Privatization, however, would have resolved many of the problems of land mismanagement by the Bureau of Land Management and other federal agencies.

The quality of management of private lands in contrast to that of public lands—whether federal, state or local—bears this out: There are few if any clear-cutting, depletion, or soil erosion problems on Boise Cascade’s properties or other private forests. There are few if any overgrazing problems on private ranches. And there is far less poaching on private lands than in public parks.

Those close to the land—whether in a commercial sense or even in terms of a cause—are far better stewards than bureaucrats, whose management of the “commons” ensures abuse since they possess few incentives to protect the land. Since their revenues are extracted from the citizenry by the force of taxation, bureaucratic managers have no way of telling whether they administrate resources in ways beneficial to the public or not.

Where in a market economy, disenchanted consumers are free to shop elsewhere, no such opportunity exists under the domain of a bureaucracy with monopoly powers.
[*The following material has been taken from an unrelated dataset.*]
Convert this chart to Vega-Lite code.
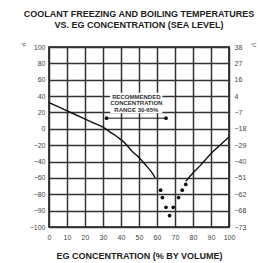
{
  "$schema": "https://vega.github.io/schema/vega-lite/v6.json",
  "width": 180,
  "height": 180,
  "autosize": "none",
  "padding": {"left": 49, "top": 47, "right": 32, "bottom": 36},
  "background": "white",
  "title": {
    "text": ["COOLANT FREEZING AND BOILING TEMPERATURES", "VS. EG CONCENTRATION (SEA LEVEL)"],
    "font": "Liberation Sans",
    "fontSize": 9,
    "fontWeight": "bold",
    "color": "#222",
    "lineHeight": 11,
    "offset": 12,
    "anchor": "middle",
    "frame": "group"
  },
  "config": {
    "view": {"stroke": "#111", "strokeWidth": 1.6},
    "axis": {
      "labelFont": "Liberation Sans",
      "labelColor": "#444",
      "labelFontSize": 7,
      "labelOverlap": false,
      "gridColor": "#333",
      "gridWidth": 1.5,
      "gridOpacity": 1,
      "domain": false,
      "ticks": false
    }
  },
  "datasets": {
    "curve": [
      {"pct": 0, "temp": 32, "part": "a"},
      {"pct": 5, "temp": 27, "part": "a"},
      {"pct": 11, "temp": 21, "part": "a"},
      {"pct": 18, "temp": 14, "part": "a"},
      {"pct": 25, "temp": 7, "part": "a"},
      {"pct": 30, "temp": 2, "part": "a"},
      {"pct": 34, "temp": -4, "part": "a"},
      {"pct": 38, "temp": -10, "part": "a"},
      {"pct": 42, "temp": -17, "part": "a"},
      {"pct": 46, "temp": -27, "part": "a"},
      {"pct": 50, "temp": -35, "part": "a"},
      {"pct": 54, "temp": -45, "part": "a"},
      {"pct": 57, "temp": -53, "part": "a"},
      {"pct": 59, "temp": -60, "part": "a"},
      {"pct": 76, "temp": -64, "part": "b"},
      {"pct": 80, "temp": -54, "part": "b"},
      {"pct": 84, "temp": -45, "part": "b"},
      {"pct": 88, "temp": -35, "part": "b"},
      {"pct": 92, "temp": -26, "part": "b"},
      {"pct": 96, "temp": -18, "part": "b"},
      {"pct": 100, "temp": -10, "part": "b"}
    ],
    "dots": [
      {"pct": 62, "temp": -75},
      {"pct": 63, "temp": -82},
      {"pct": 65, "temp": -88},
      {"pct": 67, "temp": -93},
      {"pct": 69, "temp": -88},
      {"pct": 72, "temp": -82},
      {"pct": 74, "temp": -75},
      {"pct": 76, "temp": -68}
    ],
    "range": [
      {"pct": 32, "temp": 13},
      {"pct": 65, "temp": 13}
    ],
    "box": [
      {"pct": 34, "pct2": 63, "temp": 19, "temp2": 44}
    ],
    "label": [
      {"pct": 48.5, "temp": 39, "text": "RECOMMENDED\nCONCENTRATION\nRANGE 30-65%"}
    ]
  },
  "encoding": {
    "x": {"field": "pct", "type": "quantitative", "scale": {"domain": [0, 100], "nice": false, "zero": false},
      "axis": {"values": [0,10,20,30,40,50,60,70,80,90,100], "grid": true, "title": "EG CONCENTRATION (% BY VOLUME)",
        "titleFont": "Liberation Sans", "titleFontSize": 9, "titleFontWeight": "bold", "titleColor": "#222",
        "titlePadding": 11, "labelPadding": 6, "labelFlush": false, "labelOverlap": false}}
  },
  "resolve": {"axis": {"y": "independent"}},
  "layer": [
    {
      "data": {"name": "box"},
      "mark": {"type": "rect", "fill": "white"},
      "encoding": {
        "x2": {"field": "pct2"},
        "y": {"field": "temp", "type": "quantitative",
          "scale": {"domain": [-100, -90, -80, 100], "range": [180, 163.64, 147.27, 0], "nice": false, "zero": false},
          "axis": {"orient": "left", "values": [100,80,60,40,20,0,-20,-40,-60,-80,-90,-100], "labelPadding": 4,
            "title": "°F", "titleAngle": 0, "titleFontSize": 5, "titleFont": "Liberation Sans", "titleColor": "#444",
            "titleFontWeight": "normal", "titleX": -26, "titleY": 0, "titleAlign": "center"}},
        "y2": {"field": "temp2"}
      }
    },
    {
      "data": {"name": "label"},
      "mark": {"type": "text", "font": "Liberation Sans", "fontSize": 6, "fontWeight": "bold", "color": "#333", "lineBreak": "\n", "lineHeight": 6.5, "baseline": "middle", "align": "center"},
      "encoding": {
        "y": {"field": "temp", "type": "quantitative",
          "axis": {"orient": "right", "values": [100,80,60,40,20,0,-20,-40,-60,-80,-90,-100], "grid": false, "labelPadding": 5,
            "labelExpr": "format(round((datum.value - 32) * 5 / 9), 'd')",
            "title": "°C", "titleAngle": 0, "titleFontSize": 5, "titleFont": "Liberation Sans", "titleColor": "#444",
            "titleFontWeight": "normal", "titleX": 24, "titleY": 0, "titleAlign": "center"}},
        "text": {"field": "text"}
      }
    },
    {
      "data": {"name": "range"},
      "mark": {"type": "line", "color": "#111", "strokeWidth": 1},
      "encoding": {
        "y": {"field": "temp", "type": "quantitative", "axis": null}
      }
    },
    {
      "data": {"name": "range"},
      "mark": {"type": "point", "filled": true, "color": "#111", "size": 14, "opacity": 1},
      "encoding": {
        "y": {"field": "temp", "type": "quantitative", "axis": null}
      }
    },
    {
      "data": {"name": "curve"},
      "mark": {"type": "line", "color": "#111", "strokeWidth": 1.4, "interpolate": "monotone"},
      "encoding": {
        "y": {"field": "temp", "type": "quantitative", "axis": null},
        "detail": {"field": "part"}
      }
    },
    {
      "data": {"name": "dots"},
      "mark": {"type": "circle", "color": "#111", "size": 14, "opacity": 1},
      "encoding": {
        "y": {"field": "temp", "type": "quantitative", "axis": null}
      }
    }
  ]
}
Guaranteed revenues almost regardless of how they perform, bureaucrats actually have every incentive to mismanage resources in order to justify their jobs and their agency’s ever expanded existence. Even If bureaucrats were angels with perfect ambitions to do only good, the dilemma of their ignorance in being shielded from the verdict of customers (the citizenry), prevents them from acting in ways to protect and enhance resources.

In contrast, the quality of land management for wildlife by privatizing federal lands is well illustrated by hundreds of successful private preserves operated throughout the United States, many of which help boost the populations of threatened and endangered species.

For example, the Audubon Society’s Rainey Wildlife Sanctuary in Vermilion Pariah, La., owns and carefully manages the land for wildlife and for oil production. In order to maximize its value, the Audubon Society carefully investigated and weighed the use of its land and discovered that there is no necessary conflict between the pursuit of both economic and environmental goals.

The Nature Conservancy, another major environmental group, similarly accomplishes many of its goals—setting aside land for species—vary effectively by buying property and keeping it out of the hands of the government. If the Interior Department is scouting for innovative policy models, there are no shortage of case studies that demonstrate what could be accomplished by selling off government lands to private parties.

At the very least, the Clinton administration, as it continues to address management of federal lands, ought to at least consider transferring title of some federal properties—it can choose from 100 million acres—to interests currently competing with each other for continued and nearly cost-free access to public lands.

On privatized lands, ranchers, and mining lumber concerns would be forced to consider not just grazing, extraction and harvesting (now at low costs), but reforestation, remediation, and land rotation if they wanted to remain profitable in the future.

Likewise, if some federal lands became the property of environmental groups, they might come to learn that roping off property isn’t always the best approach to keeping it and wildlife boundaries healthy.